= Alan Simpson (theatre director) =

Irish theatre director (1921–1980)

Alan Simpson (1921–1980) was an Irish theatre director.

Simpson was born in Dublin, Ireland and was the son of Walter Simpson, a Church of Ireland clergyman. He was called up to the army in 1941. In 1945 he transferred onto the army reserve and joined the Gate Theatre, Dublin as stage manager.

== Career ==
In 1953 Simpson co-founded the Pike Theatre along with his wife Carolyn Swift. On November 19, 1954, Simpson staged the first ever production of The Quare Fellow by Brendan Behan, and, in 1955, he mounted the first Irish production of Samuel Beckett's Waiting for Godot, which went on to become one of the longest-running productions in Ireland up until that time.
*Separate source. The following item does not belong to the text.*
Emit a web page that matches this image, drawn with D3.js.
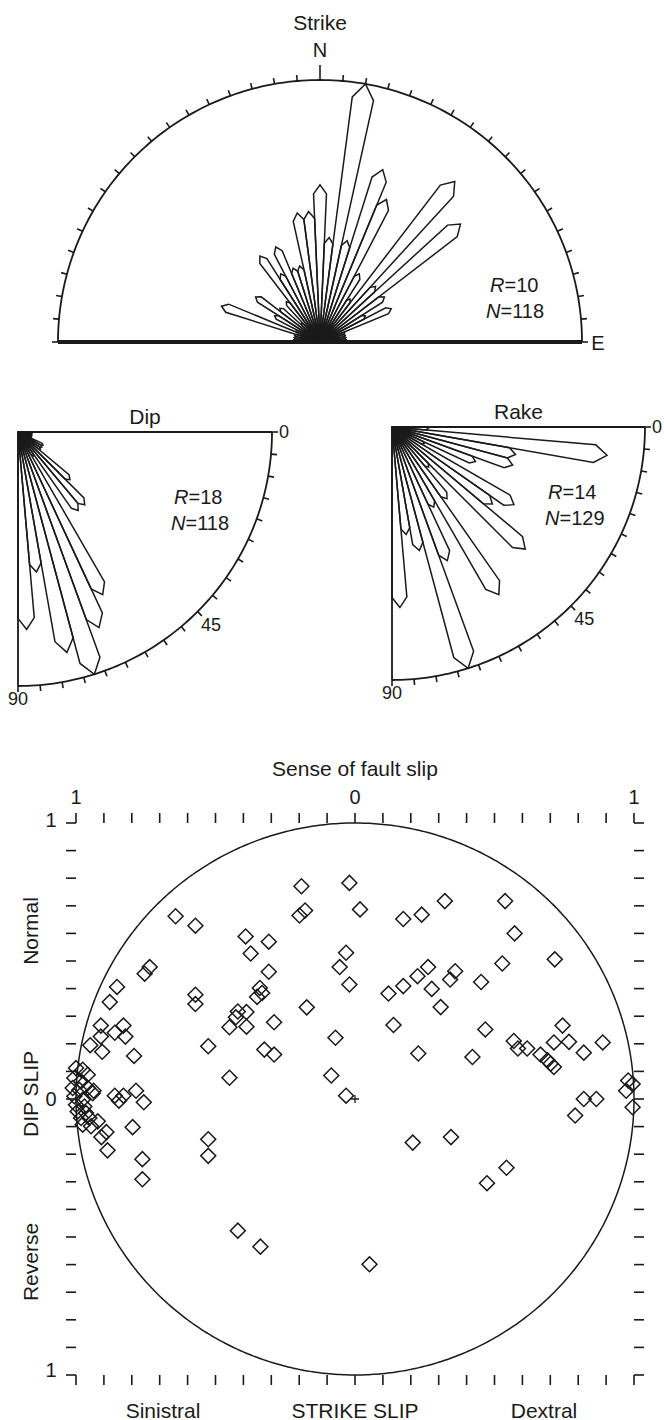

In 1957 he staged Tennessee Williams' The Rose Tattoo during the first International Dublin Theatre Festival. Despite being hugely successful and receiving positive reviews from both Irish and English critics, the production sparked controversy when a member of the audience claimed to have seen a contraceptive produced during the performance. Simpson was arrested on May 21, 1957 on a charge of producing an indecent and profane performance for gain and was incarcerated for one night at Bridewell. Despite the court case dragging on for the next year, Simpson was eventually discharged. However, the costly legal proceedings had a devastating impact on Simpson both financially and personally and eventually led to the closure of the Pike theatre in 1960. After his marriage to Swift broke down in 1961, he worked in several theatre productions in England and Scotland, after which he was hired as artistic adviser to the Abbey Theatre on a ten-month contract in 1968. Between 1969 and 1976 he directed numerous productions including The Hard life, She Stoops to Conquer, The Quare Fellow and others. He also staged in several musicals such as Jesus Christ Superstar in 1973 and Joseph and the amazing technicolor dreamcoat at the Gaiety Theatre. He later moved to the United States of America where he lectured at New York State University in 1978 and directed Androcles and the lion by George Bernard Shaw.

Simpson divorced his first wife, Carolyn Swift. He then married Irish actress, Eileen Colgan. Simpson and Colgan remained together until his death in 1980.